Regarding “Lucy” going on tour, PZ writes the following;
Just a thought, but the creationists have got it all wrong. They think we worship Charles Darwin, but actually, if there are any objects of reverence among evolutionary biologists, it would be the evidence — the bones of Lucy, of Archaeopteryx, of Tiktaalik, the little trilobite in shale that I keep by my hand at my office desk.
Some days I swear that if I hear the word “Darwinism” or “Darwinist” one more time I’m going to scream; Charles Darwin was an exceptionally smart and unusual man, but I do not keep a little shrine next to my bed with a copy of On the Origin of Species that I read passages from every night before going to bed or anything of that sort. If there is anything that I truly have come to love and cherish in terms of evolution, it has been seeing the various forms of life that attest to it. The Berlin Archaeopteryx specimen is finer than any work of art, an Amur tiger roaring on a cold February morning more impressive than any poem… there is simply no way for me to look at the various life on earth, past and present, and think that they are not united by ancient ancestry and divided by processes that continually provide new reasons for excitement.

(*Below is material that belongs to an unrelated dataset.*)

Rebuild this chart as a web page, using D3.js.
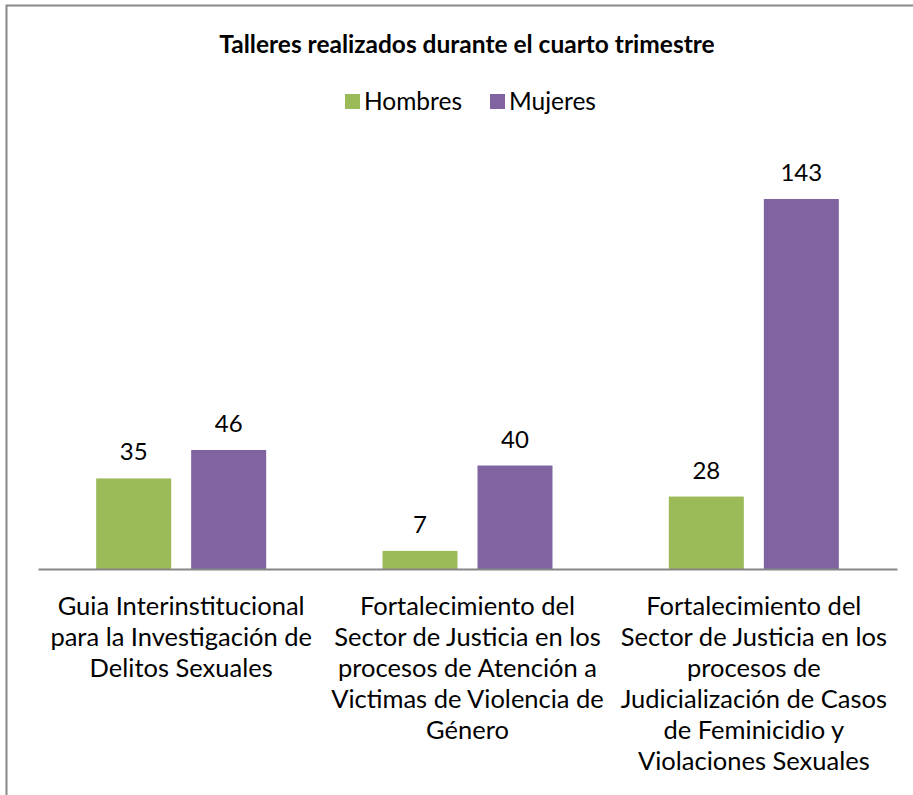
<!DOCTYPE html>
<html>
<head>
<meta charset="utf-8">
<script src="https://cdn.jsdelivr.net/npm/d3@7"></script>
<style>
  body { margin: 0; background: #fff; }
  svg { display: block; font-family: Lato, "Open Sans", sans-serif; }
</style>
</head>
<body>
<div id="chart"></div>
<script>
const categories = [
  "Guia Interinstitucional\npara la Investigación de\nDelitos Sexuales",
  "Fortalecimiento del\nSector de Justicia en los\nprocesos de Atención a\nVictimas de Violencia de\nGénero",
  "Fortalecimiento del\nSector de Justicia en los\nprocesos de\nJudicialización de Casos\nde Feminicidio y\nViolaciones Sexuales"
];
const seriesNames = ["Hombres", "Mujeres"];
const hombres = [35, 7, 28];
const mujeres = [46, 40, 143];
const colors = ["#9BBB59", "#8064A2"];
const title = "Talleres realizados durante el cuarto trimestre";

const width = 913, height = 795;
const margin = { top: 155, right: 16, bottom: 226, left: 38 };

const svg = d3.select('#chart').append('svg')
  .attr('width', width)
  .attr('height', height);

// chart frame (only top/left visible in the crop)
svg.append('rect')
  .attr('x', 6.5).attr('y', 5.5)
  .attr('width', 960).attr('height', 900)
  .attr('fill', 'none')
  .attr('stroke', '#888')
  .attr('stroke-width', 2);

svg.append('text')
  .attr('x', 467).attr('y', 53)
  .attr('text-anchor', 'middle')
  .attr('font-weight', 'bold')
  .attr('font-size', 24.5)
  .text(title);

const x0 = d3.scaleBand()
  .domain(categories)
  .range([margin.left, width - margin.right]);

const x1 = d3.scaleBand()
  .domain(seriesNames)
  .range([0, 170])
  .paddingInner(20 / 95);

const y = d3.scaleLinear()
  .domain([0, 160])
  .range([height - margin.bottom, margin.top]);

const color = d3.scaleOrdinal().domain(seriesNames).range(colors);

const rows = categories.map((c, i) => ({ cat: c, values: [
  { key: 'Hombres', value: hombres[i] },
  { key: 'Mujeres', value: mujeres[i] }
]}));

const groups = svg.append('g')
  .selectAll('g')
  .data(rows)
  .join('g')
  .attr('transform', d => `translate(${x0(d.cat) + x0.bandwidth() / 2 - 85},0)`);

groups.selectAll('rect')
  .data(d => d.values)
  .join('rect')
  .attr('x', d => x1(d.key))
  .attr('y', d => y(d.value))
  .attr('width', x1.bandwidth())
  .attr('height', d => y(0) - y(d.value))
  .attr('fill', d => color(d.key));

groups.selectAll('text.val')
  .data(d => d.values)
  .join('text')
  .attr('class', 'val')
  .attr('x', d => x1(d.key) + x1.bandwidth() / 2)
  .attr('y', d => y(d.value) - 18)
  .attr('text-anchor', 'middle')
  .attr('font-size', 24)
  .attr('fill', '#000')
  .text(d => d.value);

// x axis
const xAxis = svg.append('g')
  .attr('transform', `translate(0,${y(0)})`)
  .call(d3.axisBottom(x0).tickSize(0).tickSizeOuter(0));

xAxis.select('.domain')
  .attr('stroke', '#868686')
  .attr('stroke-width', 2);

xAxis.selectAll('.tick text').each(function (d) {
  const t = d3.select(this);
  t.text(null)
    .attr('y', 0)
    .attr('dy', null)
    .attr('font-size', 25.5)
    .attr('font-family', 'Lato, sans-serif')
    .attr('fill', '#000');
  d.split('\n').forEach((line, i) => {
    t.append('tspan')
      .attr('x', 0)
      .attr('y', 46 + i * 31)
      .text(line);
  });
});

// legend
const legendItems = [
  { key: 'Hombres', x: 345 },
  { key: 'Mujeres', x: 490 }
];
const legend = svg.append('g')
  .selectAll('g')
  .data(legendItems)
  .join('g')
  .attr('transform', d => `translate(${d.x},94)`);

legend.append('rect')
  .attr('width', 15).attr('height', 15)
  .attr('fill', d => color(d.key));

legend.append('text')
  .attr('x', 19).attr('y', 16)
  .attr('font-size', 24.5)
  .text(d => d.key);
</script>
</body>
</html>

Even if certain fossils or organisms lose their privileged status as ancestors to other forms (and especially to us), they are no less amazing or beautiful. They are all complete in their own time, never quite finished in geologic time, “endless forms most beautiful” without question. I hate to make the religious analogy, but if I had my own place of worship it would be the fourth floor of the American Museum of Natural History. While many of the original fossils have been replaced with sturdy fiberglass replicas, a number of the real skeletons are still on display, the bones of creatures long-gone towering over the heads of all. Walking amongst the monstrous and terrible forms, I can’t help but sport a smile; I am among giants otherwise separated from me by a gulf of over 65 million years. Their bones correspond to my bones; we may have missed each other by a long shot, but we share a relative that provided us both with a wonderful body plan that has been carried through the rise and fall of many an evolutionary dynasty.

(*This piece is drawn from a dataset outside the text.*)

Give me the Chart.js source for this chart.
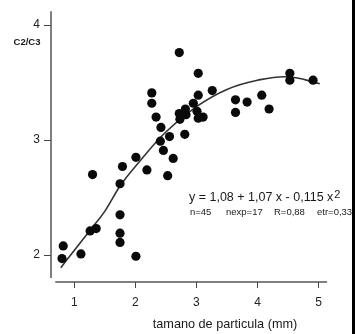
<!DOCTYPE html>
<html>
<head>
<meta charset="utf-8">
<script src="https://cdn.jsdelivr.net/npm/chart.js@4.4.0/dist/chart.umd.min.js"></script>
<style>
html, body { margin: 0; padding: 0; background: #fff; }
#wrap { width: 355px; height: 334px; }
</style>
</head>
<body>
<div id="wrap"><canvas id="chart" width="355" height="334"></canvas></div>
<script>
// measured points (particle size mm vs C2/C3)
const particleSize = [0.80, 0.82, 1.11, 1.30, 1.26, 1.36, 1.75, 1.79, 1.75, 1.75, 1.75, 2.01, 2.01, 2.19,
    2.27, 2.27, 2.34, 2.42, 2.56, 2.41, 2.46, 2.62, 2.53, 2.72, 2.81, 2.72, 2.73, 2.82, 2.83,
    3.03, 3.03, 2.95, 3.01, 3.03, 3.11, 3.26, 3.64, 3.64, 3.83, 4.07, 4.19, 4.53, 4.53, 4.91];
const ratioC2C3 = [1.97, 2.08, 2.01, 2.70, 2.21, 2.23, 2.62, 2.77, 2.35, 2.19, 2.11, 1.99, 2.85, 2.74,
    3.41, 3.32, 3.20, 3.11, 3.03, 2.99, 2.91, 2.84, 2.69, 3.76, 3.05, 3.23, 3.18, 3.27, 3.22,
    3.58, 3.39, 3.32, 3.25, 3.19, 3.20, 3.43, 3.35, 3.24, 3.33, 3.39, 3.27, 3.58, 3.52, 3.52];

// fitted curve
const fitX = [0.78, 1.0, 1.25, 1.5, 1.75, 2.0, 2.5, 3.0, 3.5, 4.0, 4.5, 5.02];
const fitY = [1.89, 2.04, 2.21, 2.38, 2.60, 2.77, 3.07, 3.29, 3.44, 3.52, 3.55, 3.49];

const xTicks = [1, 2, 3, 4, 5];
const yTicks = [2, 3, 4];

const xTitle = 'tamano de particula (mm)';
const yTitle = 'C2/C3';
const equation = 'y = 1,08 + 1,07 x - 0,115 x';
const stats = ['n=45', 'nexp=17', 'R=0,88', 'etr=0,33'];

const FONT = '"Liberation Sans", Arial, sans-serif';

const extras = {
    id: 'extras',
    afterDraw(chart) {
        const c = chart.ctx;
        const xs = chart.scales.x, ys = chart.scales.y;
        c.save();
        // separated axis lines
        c.strokeStyle = '#555';
        c.lineWidth = 1.5;
        c.beginPath();
        c.moveTo(chart.chartArea.left, ys.getPixelForValue(4.12));
        c.lineTo(chart.chartArea.left, ys.getPixelForValue(1.8));
        c.stroke();
        c.lineWidth = 1.3;
        c.beginPath();
        c.moveTo(xs.getPixelForValue(0.69), chart.chartArea.bottom);
        c.lineTo(xs.getPixelForValue(5.14), chart.chartArea.bottom);
        c.stroke();

        c.fillStyle = '#1a1a1a';
        c.textBaseline = 'alphabetic';
        c.textAlign = 'center';
        c.font = '12.7px ' + FONT;
        c.fillText(xTitle, 225, 328);

        c.font = 'bold 9.5px ' + FONT;
        c.fillText(yTitle, 27, 45);

        c.textAlign = 'left';
        c.font = '12.5px ' + FONT;
        c.fillText(equation, 189, 200.5);
        const w = c.measureText(equation).width;
        c.font = '11px ' + FONT;
        c.fillText('2', 189 + w + 1, 198);

        c.font = '9.5px ' + FONT;
        const sx = [190, 226, 274, 317];
        stats.forEach((s, i) => c.fillText(s, sx[i], 215));

        // dark scan edge on the right
        c.fillStyle = '#000';
        c.fillRect(352, 0, 3, chart.height);
        c.restore();
    }
};

new Chart(document.getElementById('chart'), {
    type: 'scatter',
    data: {
        datasets: [{
            data: particleSize.map((x, i) => ({ x: x, y: ratioC2C3[i] })),
            backgroundColor: '#0a0a0a',
            borderWidth: 0,
            pointRadius: 4.6
        }, {
            data: fitX.map((x, i) => ({ x: x, y: fitY[i] })),
            showLine: true,
            borderColor: '#333',
            borderWidth: 1.6,
            tension: 0.4,
            pointRadius: 0
        }]
    },
    options: {
        responsive: false,
        animation: false,
        devicePixelRatio: 1,
        layout: { padding: { top: 3, right: 12, left: 0, bottom: 0 } },
        plugins: { legend: { display: false }, tooltip: { enabled: false } },
        scales: {
            x: {
                type: 'linear',
                min: 0.62,
                max: 5.4,
                afterBuildTicks: s => { s.ticks = xTicks.map(v => ({ value: v })); },
                afterFit: s => { s.height = 52; },
                grid: { drawOnChartArea: false, drawTicks: true, tickLength: 6, tickColor: '#444', tickWidth: 1 },
                border: { display: false },
                ticks: { padding: 7, color: '#222', font: { family: FONT, size: 12 } }
            },
            y: {
                type: 'linear',
                min: 1.766,
                max: 4.12,
                afterBuildTicks: s => { s.ticks = yTicks.map(v => ({ value: v })); },
                afterFit: s => { s.width = 51; },
                grid: { drawOnChartArea: false, drawTicks: true, tickLength: 7, tickColor: '#444', tickWidth: 1 },
                border: { display: false },
                ticks: { padding: 4, color: '#222', font: { family: FONT, size: 12 } }
            }
        }
    },
    plugins: [extras]
});
</script>
</body>
</html>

While it was remodeled in the mid-1990’s and will likely undergo future changes and renovations, I will never forget my first visit to the great Dinosaur Halls, awkwardly craning my head back to get a full view of animals that my imagination could not have conceived on its own. Without this love, this amazement when confronted so forcefully with what evolution has produced, I would make a rather poor scientist indeed. Writing papers in the passive voice, making tentative qualifications about hypotheses, and spending hours pouring through technical articles may be important to the academic advancement and standardization of science, but without the inner desire to discover more about nature, what good is all that? Without at least some amount of childlike enthusiasm, how can we ever hope to continue our enterprise or even interest others in it? While paleontology is the most famous discipline in which adults are supposedly paid to act like children, I think the sometimes near-inexhaustible inquisitiveness is an important part of what makes any good scientists; without it, it’s all just another job.